東村劇場炸裂っ!はちゃめちゃな父が愛おしい『ひまわりっ~健一レジェンド~』

レビュー

皆さんは自分の「父親」のこと、好きですか?

子どもの頃は大好きでよく話していた父親とも反抗期を迎える頃には会話も次第に減っていき、大人になって距離感が整っても、たまに些細なことから口喧嘩が始まったり…

とりわけ、女性にとって父親という存在は、うざったく疎ましい存在になることが多い気がします。(父親の皆さんごめんなさい)

しかし、なんとも愛らしく、憎めない父親がここにいます。

『ひまわりっ~健一レジェンド~』は、『東京タラレバ娘』や『海月姫』などヒット作を多く手がける東村アキコ先生本人の父・健一にフィーチャーした作品。

物語は著者が大学を卒業し、漫画家一本で食っていくために地元・宮崎県から上京するまでの期間を描いたほぼノンフィクションの話となっている。

ひまわりっ ~健一レジェンド~
©東村アキコ/講談社

はちゃめちゃな天然、先の読めない男・健一

物語の大半は、かつて漫画家として活躍する前に著者が働いていた企業「南九州テレフォン」(架空の社名)を舞台に展開される。
教員採用試験に落ち、健一のいる企業で働くことになった著者。
少しピントのズレた父と娘のやりとりがとにかくおもしろい。

天然を絵に描いたような健一は、ケーキの箱を真横にしちゃったり。

「南国に行きたいから」という思いつきで自ら沖縄支店への転勤を志願してみたり。

取り上げたらキリのない健一の小ネタたち。

しかし、時に厳しい一面も。
例えば同僚に連れられて髪色を変えた著者に対して、こんな一言を投げかけていた。

厳しさは愛情の裏返し。
父親の言葉はつい、胸に残ってしまいがちですよね。

随所に散りばめられた1990-2000年代の懐かしさ

また、物語の本筋とはそれてしまうものの、作中には思わず懐かしいと感じてしまうアイテムや描写が至るところに散りばめられている。

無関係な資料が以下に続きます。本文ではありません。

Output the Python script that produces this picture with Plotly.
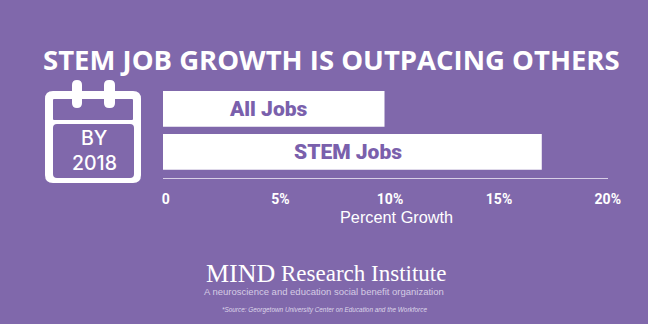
import plotly.graph_objects as go

categories = ["All Jobs", "STEM Jobs"]
growth_pct = [10, 17.1]
tick_labels = ["0", "5%", "10%", "15%", "20%"]
tick_label_positions = [0.13, 5.3, 10.25, 15.17, 20.08]

W, H = 648, 324
BG = "#8068AB"
INK = "#7A60AC"
WHITE = "#FFFFFF"
HEAVY = "Roboto"


def px(x):
    return x / W


def py(y):
    return 1 - y / H


def rounded(x0, y0, x1, y1, r):
    return (
        f"M{px(x0 + r)},{py(y0)} L{px(x1 - r)},{py(y0)} Q{px(x1)},{py(y0)} {px(x1)},{py(y0 + r)} "
        f"L{px(x1)},{py(y1 - r)} Q{px(x1)},{py(y1)} {px(x1 - r)},{py(y1)} "
        f"L{px(x0 + r)},{py(y1)} Q{px(x0)},{py(y1)} {px(x0)},{py(y1 - r)} "
        f"L{px(x0)},{py(y0 + r)} Q{px(x0)},{py(y0)} {px(x0 + r)},{py(y0)} Z"
    )


def icon(x0, y0, x1, y1, r, fill):
    return dict(type="path", xref="paper", yref="paper", path=rounded(x0, y0, x1, y1, r),
                fillcolor=fill, line=dict(width=0), layer="above")


fig = go.Figure(
    go.Bar(
        x=growth_pct,
        y=categories,
        orientation="h",
        marker=dict(color=WHITE, line=dict(width=0)),
        width=0.83,
        hoverinfo="skip",
    )
)

shapes = [
    icon(45, 91, 141, 183, 8, WHITE),
    icon(53, 99, 133, 120, 1, BG),
    icon(53, 124, 134, 178, 4, BG),
    icon(72, 80, 82, 108, 5, WHITE),
    icon(104, 80, 115, 108, 5, WHITE),
]


def label(text, x, y, size, color=WHITE, family="Open Sans", weight=None, italic=False):
    font = dict(size=size, color=color, family=family)
    if weight:
        font["weight"] = weight
    if italic:
        font["style"] = "italic"
    return dict(text=text, x=px(x), y=py(y), xref="paper", yref="paper", showarrow=False,
                xanchor="center", yanchor="middle", font=font)


annotations = [
    label("STEM JOB GROWTH IS OUTPACING OTHERS", 331, 59, 27.5, weight=700),
    label("BY", 94, 137.5, 19.5, family="Inter", weight=500),
    label("2018", 94, 163, 19.5, family="Inter", weight=500),
    label("Percent Growth", 396, 217, 16.3, family="Liberation Sans"),
    label("MIND", 240, 273, 26, family="Liberation Serif"),
    label("Research Institute", 363, 273, 23, family="Liberation Serif"),
    label("A neuroscience and education social benefit organization", 324, 291, 9.5,
          color="#D5CCE5", family="Liberation Sans"),
    label("*Source: Georgetown University Center on Education and the Workforce", 324, 310, 6.4,
          color="#DDD6EA", family="Liberation Sans", italic=True),
    dict(text=categories[0], x=growth_pct[0] / 2, y=categories[0], xshift=-5, showarrow=False,
         font=dict(size=21, color=INK, family=HEAVY, weight=900)),
    dict(text=categories[1], x=growth_pct[1] / 2, y=categories[1], xshift=-4, showarrow=False,
         font=dict(size=21, color=INK, family=HEAVY, weight=900)),
]

fig.update_layout(
    width=W,
    height=H,
    margin=dict(l=0, r=0, t=0, b=0, autoexpand=False),
    paper_bgcolor=BG,
    plot_bgcolor=BG,
    showlegend=False,
    shapes=shapes,
    annotations=annotations,
    xaxis=dict(
        domain=[px(163), px(608)],
        range=[0, 20.09],
        tickmode="array",
        tickvals=tick_label_positions,
        ticktext=tick_labels,
        tickfont=dict(size=14, color=WHITE, family=HEAVY, weight=700),
        ticks="outside",
        ticklen=8,
        tickcolor=BG,
        showgrid=False,
        zeroline=False,
        showline=True,
        linecolor="#D8CFE6",
        linewidth=1.2,
        anchor="y",
    ),
    yaxis=dict(
        domain=[py(177.7), py(87.4)],
        type="category",
        categoryorder="array",
        categoryarray=categories,
        range=[1.6, -0.5],
        showticklabels=False,
        ticks="",
        showgrid=False,
        zeroline=False,
        showline=False,
    ),
)

fig.write_html("out.html", config=dict(displayModeBar=False),
               post_script="document.body.style.margin='0';document.body.style.background='#8068AB';")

今やリバイバルヒットしている「写ルンです」は、社内に現れると噂された幽霊を撮影するために著者が使っていた。

こちらは、キャリア(携帯会社)が違うと「絵文字が文字化けしてしまう現象」だ。
今の10代は間違いなくピンと来ない描写だろう。
これは芸が細かい……!(docomoのロゴも旧バージョンで懐かしい)

他にも懐かしい描写やパロディなどが、作品を読み進めていく中で多く登場するので探してみて欲しい。時代の流れを感じられる著者の表現力に脱帽だ。

きっと「あの頃」を思い出す

漫画家を目指す上で、筆者が上京に迷う一連の流れも描かれている。
人生のターニングポイントとも言えるシーンだ。

こちらは渋谷での一幕。
地方から上京した20代30代には共感できる場面なのではないだろうか。

そんな娘の人生と、それを見つめる父親の愛が全13巻の中で目まぐるしく展開するストーリー。

父親のおちゃめで愛おしいエピソードで笑いつつ、自分の過去を思い出し少ししんみりしてしまった。

「東村作品にこんな傑作があったとは……」という読後感にきっと包まれるはずだ。

自分の人生の節目で父親がどんな言葉をかけてくれたのか、たまに立ち止まって思い出してみるのもいいだろう。